» **Exercise objective**
Every line below should be copied exactly; drop the pictures.

» **Provided material**
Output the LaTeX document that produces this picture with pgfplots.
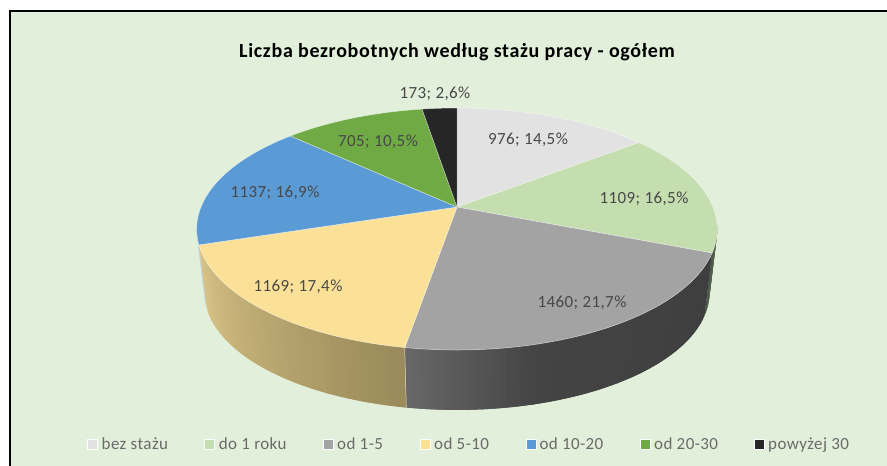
\documentclass[border=0pt]{standalone}
\usepackage{pgfplots}
\pgfplotsset{compat=1.18}
\usepackage{fontspec}
\setmainfont{Carlito}
\newfontfamily\titlefont[LetterSpace=3.4]{Carlito}
\newfontfamily\labfont[LetterSpace=2.4]{Carlito}
\definecolor{bg}{HTML}{E2EFDA}
\definecolor{c1}{HTML}{E2E2E2}
\definecolor{c2}{HTML}{C5DEB0}
\definecolor{c3}{HTML}{A3A3A3}
\definecolor{c4}{HTML}{FBE197}
\definecolor{c5}{HTML}{5B9BD5}
\definecolor{c6}{HTML}{6FAA45}
\definecolor{c7}{HTML}{262626}
\definecolor{lab}{HTML}{484848}
\definecolor{leg}{HTML}{6A6A6A}
\definecolor{sBlue}{HTML}{C5D3DF}
\definecolor{sGrnA}{HTML}{5F7058}
\definecolor{sGrnB}{HTML}{4A5A48}
\definecolor{sGryA}{HTML}{3E3E3E}
\definecolor{sGryB}{HTML}{444444}
\definecolor{sGryC}{HTML}{686868}
\definecolor{sYelA}{HTML}{DAC688}
\definecolor{sYelB}{HTML}{9A895A}
% values of the seven categories
\def\vA{976}\def\vB{1109}\def\vC{1460}\def\vD{1169}\def\vE{1137}\def\vF{705}\def\vG{173}
\pgfmathsetmacro\tot{\vA+\vB+\vC+\vD+\vE+\vF+\vG}
\pgfmathsetmacro\aA{360*(\vA/\tot)}
\pgfmathsetmacro\aB{\aA+360*(\vB/\tot)}
\pgfmathsetmacro\aC{\aB+360*(\vC/\tot)}
\pgfmathsetmacro\aD{\aC+360*(\vD/\tot)}
\pgfmathsetmacro\aE{\aD+360*(\vE/\tot)}
\pgfmathsetmacro\aF{\aE+360*(\vF/\tot)}
\newcommand\calcpt[1]{%
  \pgfmathsetmacro\myX{sin(#1)}%
  \pgfmathsetmacro\myY{cos(#1)}%
  \pgfmathsetmacro\myD{1+0.182*\myY}%
  \pgfmathsetmacro\px{457+256*\myX/\myD}%
  \pgfmathsetmacro\py{207-117*\myY/\myD}%
  \pgfmathsetmacro\qx{457+0.97*(\px-457)}%
  \pgfmathsetmacro\qy{2347+0.97*(\py-2347)}%
}
\newcommand\topslice[3]{%
  \pgfmathtruncatemacro\myN{max(2,ceil(abs(#2-#1)/2))}%
  \xdef\coords{(457,207)}%
  \foreach \i in {0,...,\myN}{%
    \pgfmathsetmacro\th{#1+(#2-#1)*\i/\myN}%
    \calcpt{\th}%
    \xdef\coords{\coords (\px,\py)}%
  }%
  \edef\temp{\noexpand\addplot[fill=#3,draw=white,draw opacity=0.55,line width=0.5pt] coordinates {\coords (457,207)};}\temp
}
\newcommand\sidestrip[4]{%
  \pgfmathtruncatemacro\myN{max(1,ceil(abs(#2-#1)/1.5))}%
  \pgfmathtruncatemacro\myM{\myN-1}%
  \foreach \i in {0,...,\myM}{%
    \pgfmathsetmacro\tha{#1+(#2-#1)*\i/\myN}%
    \pgfmathsetmacro\thb{#1+(#2-#1)*min(\i+2,\myN)/\myN}%
    \pgfmathsetmacro\pc{100*(\i+0.5)/\myN}%
    \calcpt{\tha}%
    \edef\ca{(\px,\py) (\qx,\qy)}%
    \calcpt{\thb}%
    \edef\temp{\noexpand\addplot[fill=#4!\pc!#3,draw=none] coordinates {\ca (\qx,\qy) (\px,\py)};}\temp
  }%
}
\begin{document}
\begin{tikzpicture}
\useasboundingbox (0pt,0pt) rectangle (887pt,466pt);
\begin{axis}[hide axis,scale only axis,width=887pt,height=466pt,
  xmin=0,xmax=887,ymin=0,ymax=466,y dir=reverse,clip=false,
  anchor=south west,at={(0pt,0pt)}]
\addplot[fill=white,draw=none] coordinates {(-5,-5)(895,-5)(895,475)(-5,475)};
\addplot[fill=bg,draw=none] coordinates {(9.7,11)(895,11)(895,475)(9.7,475)};
\addplot[black,line width=2pt] coordinates {(9.7,475)(9.7,11)(895,11)};
% sides
\sidestrip{262}{\aD}{sBlue}{sBlue}
\sidestrip{98}{\aB}{sGrnA}{sGrnB}
\sidestrip{\aB}{166}{sGryA}{sGryB}
\sidestrip{165}{\aC}{sGryB}{sGryC}
\sidestrip{\aD}{\aC}{sYelA}{sYelB}
\calcpt{\aC}
\edef\temp{\noexpand\addplot[white,opacity=0.7,line width=0.5pt] coordinates {(\px,\py)(\qx,\qy)};}\temp
% top
\topslice{0}{\aA}{c1}
\topslice{\aA}{\aB}{c2}
\topslice{\aB}{\aC}{c3}
\topslice{\aC}{\aD}{c4}
\topslice{\aD}{\aE}{c5}
\topslice{\aE}{\aF}{c6}
\topslice{\aF}{360}{c7}
% labels
\node[font=\titlefont\fontsize{20}{20}\selectfont\bfseries,text=black] at (axis cs:457,52) {Liczba bezrobotnych według stażu pracy - ogółem};
\begin{scope}[every node/.style={font=\labfont\fontsize{17}{17}\selectfont,text=lab}]
\node at (axis cs:528,140) {976; 14,5\%};
\node at (axis cs:644,199) {1109; 16,5\%};
\node at (axis cs:582,303) {1460; 21,7\%};
\node at (axis cs:298,287) {1169; 17,4\%};
\node at (axis cs:275,193) {1137; 16,9\%};
\node at (axis cs:378,142) {705; 10,5\%};
\node at (axis cs:435,94) {173; 2,6\%};
\end{scope}
% legend
\pgfplotsset{legm/.style={only marks,mark=square*,mark size=5pt,mark options={draw=white,line width=1pt,fill=#1}}}
\addplot[legm=c1] coordinates {(92,444)};
\addplot[legm=c2] coordinates {(209,444)};
\addplot[legm=c3] coordinates {(328,444)};
\addplot[legm=c4] coordinates {(425,444)};
\addplot[legm=c5] coordinates {(531,444)};
\addplot[legm=c6] coordinates {(645.5,444)};
\addplot[legm=c7] coordinates {(759.5,444)};
\begin{scope}[every node/.style={font=\labfont\fontsize{17}{17}\selectfont,text=leg,anchor=base west,inner sep=0pt}]
\node at (axis cs:101.5,449) {bez stażu};
\node at (axis cs:218.7,449) {do 1 roku};
\node at (axis cs:337,449) {od 1-5};
\node at (axis cs:434,449) {od 5-10};
\node at (axis cs:539.3,449) {od 10-20};
\node at (axis cs:654,449) {od 20-30};
\node at (axis cs:768,449) {powyżej 30};
\end{scope}
\end{axis}
\end{tikzpicture}
\end{document}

» **The response**
Output the LaTeX document that produces this picture with pgfplots.
\documentclass[border=0pt]{standalone}
\usepackage{pgfplots}
\pgfplotsset{compat=1.18}
\usepackage{fontspec}
\setmainfont{Carlito}
\newfontfamily\titlefont[LetterSpace=3.4]{Carlito}
\newfontfamily\labfont[LetterSpace=2.4]{Carlito}
\definecolor{bg}{HTML}{E2EFDA}
\definecolor{c1}{HTML}{E2E2E2}
\definecolor{c2}{HTML}{C5DEB0}
\definecolor{c3}{HTML}{A3A3A3}
\definecolor{c4}{HTML}{FBE197}
\definecolor{c5}{HTML}{5B9BD5}
\definecolor{c6}{HTML}{6FAA45}
\definecolor{c7}{HTML}{262626}
\definecolor{lab}{HTML}{484848}
\definecolor{leg}{HTML}{6A6A6A}
\definecolor{sBlue}{HTML}{C5D3DF}
\definecolor{sGrnA}{HTML}{5F7058}
\definecolor{sGrnB}{HTML}{4A5A48}
\definecolor{sGryA}{HTML}{3E3E3E}
\definecolor{sGryB}{HTML}{444444}
\definecolor{sGryC}{HTML}{686868}
\definecolor{sYelA}{HTML}{DAC688}
\definecolor{sYelB}{HTML}{9A895A}
% values of the seven categories
\def\vA{976}\def\vB{1109}\def\vC{1460}\def\vD{1169}\def\vE{1137}\def\vF{705}\def\vG{173}
\pgfmathsetmacro\tot{\vA+\vB+\vC+\vD+\vE+\vF+\vG}
\pgfmathsetmacro\aA{360*(\vA/\tot)}
\pgfmathsetmacro\aB{\aA+360*(\vB/\tot)}
\pgfmathsetmacro\aC{\aB+360*(\vC/\tot)}
\pgfmathsetmacro\aD{\aC+360*(\vD/\tot)}
\pgfmathsetmacro\aE{\aD+360*(\vE/\tot)}
\pgfmathsetmacro\aF{\aE+360*(\vF/\tot)}
\newcommand\calcpt[1]{%
  \pgfmathsetmacro\myX{sin(#1)}%
  \pgfmathsetmacro\myY{cos(#1)}%
  \pgfmathsetmacro\myD{1+0.182*\myY}%
  \pgfmathsetmacro\px{457+256*\myX/\myD}%
  \pgfmathsetmacro\py{207-117*\myY/\myD}%
  \pgfmathsetmacro\qx{457+0.97*(\px-457)}%
  \pgfmathsetmacro\qy{2347+0.97*(\py-2347)}%
}
\newcommand\topslice[3]{%
  \pgfmathtruncatemacro\myN{max(2,ceil(abs(#2-#1)/2))}%
  \xdef\coords{(457,207)}%
  \foreach \i in {0,...,\myN}{%
    \pgfmathsetmacro\th{#1+(#2-#1)*\i/\myN}%
    \calcpt{\th}%
    \xdef\coords{\coords (\px,\py)}%
  }%
  \edef\temp{\noexpand\addplot[fill=#3,draw=white,draw opacity=0.55,line width=0.5pt] coordinates {\coords (457,207)};}\temp
}
\newcommand\sidestrip[4]{%
  \pgfmathtruncatemacro\myN{max(1,ceil(abs(#2-#1)/1.5))}%
  \pgfmathtruncatemacro\myM{\myN-1}%
  \foreach \i in {0,...,\myM}{%
    \pgfmathsetmacro\tha{#1+(#2-#1)*\i/\myN}%
    \pgfmathsetmacro\thb{#1+(#2-#1)*min(\i+2,\myN)/\myN}%
    \pgfmathsetmacro\pc{100*(\i+0.5)/\myN}%
    \calcpt{\tha}%
    \edef\ca{(\px,\py) (\qx,\qy)}%
    \calcpt{\thb}%
    \edef\temp{\noexpand\addplot[fill=#4!\pc!#3,draw=none] coordinates {\ca (\qx,\qy) (\px,\py)};}\temp
  }%
}
\begin{document}
\begin{tikzpicture}
\useasboundingbox (0pt,0pt) rectangle (887pt,466pt);
\begin{axis}[hide axis,scale only axis,width=887pt,height=466pt,
  xmin=0,xmax=887,ymin=0,ymax=466,y dir=reverse,clip=false,
  anchor=south west,at={(0pt,0pt)}]
\addplot[fill=white,draw=none] coordinates {(-5,-5)(895,-5)(895,475)(-5,475)};
\addplot[fill=bg,draw=none] coordinates {(9.7,11)(895,11)(895,475)(9.7,475)};
\addplot[black,line width=2pt] coordinates {(9.7,475)(9.7,11)(895,11)};
% sides
\sidestrip{262}{\aD}{sBlue}{sBlue}
\sidestrip{98}{\aB}{sGrnA}{sGrnB}
\sidestrip{\aB}{166}{sGryA}{sGryB}
\sidestrip{165}{\aC}{sGryB}{sGryC}
\sidestrip{\aD}{\aC}{sYelA}{sYelB}
\calcpt{\aC}
\edef\temp{\noexpand\addplot[white,opacity=0.7,line width=0.5pt] coordinates {(\px,\py)(\qx,\qy)};}\temp
% top
\topslice{0}{\aA}{c1}
\topslice{\aA}{\aB}{c2}
\topslice{\aB}{\aC}{c3}
\topslice{\aC}{\aD}{c4}
\topslice{\aD}{\aE}{c5}
\topslice{\aE}{\aF}{c6}
\topslice{\aF}{360}{c7}
% labels
\node[font=\titlefont\fontsize{20}{20}\selectfont\bfseries,text=black] at (axis cs:457,52) {Liczba bezrobotnych według stażu pracy - ogółem};
\begin{scope}[every node/.style={font=\labfont\fontsize{17}{17}\selectfont,text=lab}]
\node at (axis cs:528,140) {976; 14,5\%};
\node at (axis cs:644,199) {1109; 16,5\%};
\node at (axis cs:582,303) {1460; 21,7\%};
\node at (axis cs:298,287) {1169; 17,4\%};
\node at (axis cs:275,193) {1137; 16,9\%};
\node at (axis cs:378,142) {705; 10,5\%};
\node at (axis cs:435,94) {173; 2,6\%};
\end{scope}
% legend
\pgfplotsset{legm/.style={only marks,mark=square*,mark size=5pt,mark options={draw=white,line width=1pt,fill=#1}}}
\addplot[legm=c1] coordinates {(92,444)};
\addplot[legm=c2] coordinates {(209,444)};
\addplot[legm=c3] coordinates {(328,444)};
\addplot[legm=c4] coordinates {(425,444)};
\addplot[legm=c5] coordinates {(531,444)};
\addplot[legm=c6] coordinates {(645.5,444)};
\addplot[legm=c7] coordinates {(759.5,444)};
\begin{scope}[every node/.style={font=\labfont\fontsize{17}{17}\selectfont,text=leg,anchor=base west,inner sep=0pt}]
\node at (axis cs:101.5,449) {bez stażu};
\node at (axis cs:218.7,449) {do 1 roku};
\node at (axis cs:337,449) {od 1-5};
\node at (axis cs:434,449) {od 5-10};
\node at (axis cs:539.3,449) {od 10-20};
\node at (axis cs:654,449) {od 20-30};
\node at (axis cs:768,449) {powyżej 30};
\end{scope}
\end{axis}
\end{tikzpicture}
\end{document}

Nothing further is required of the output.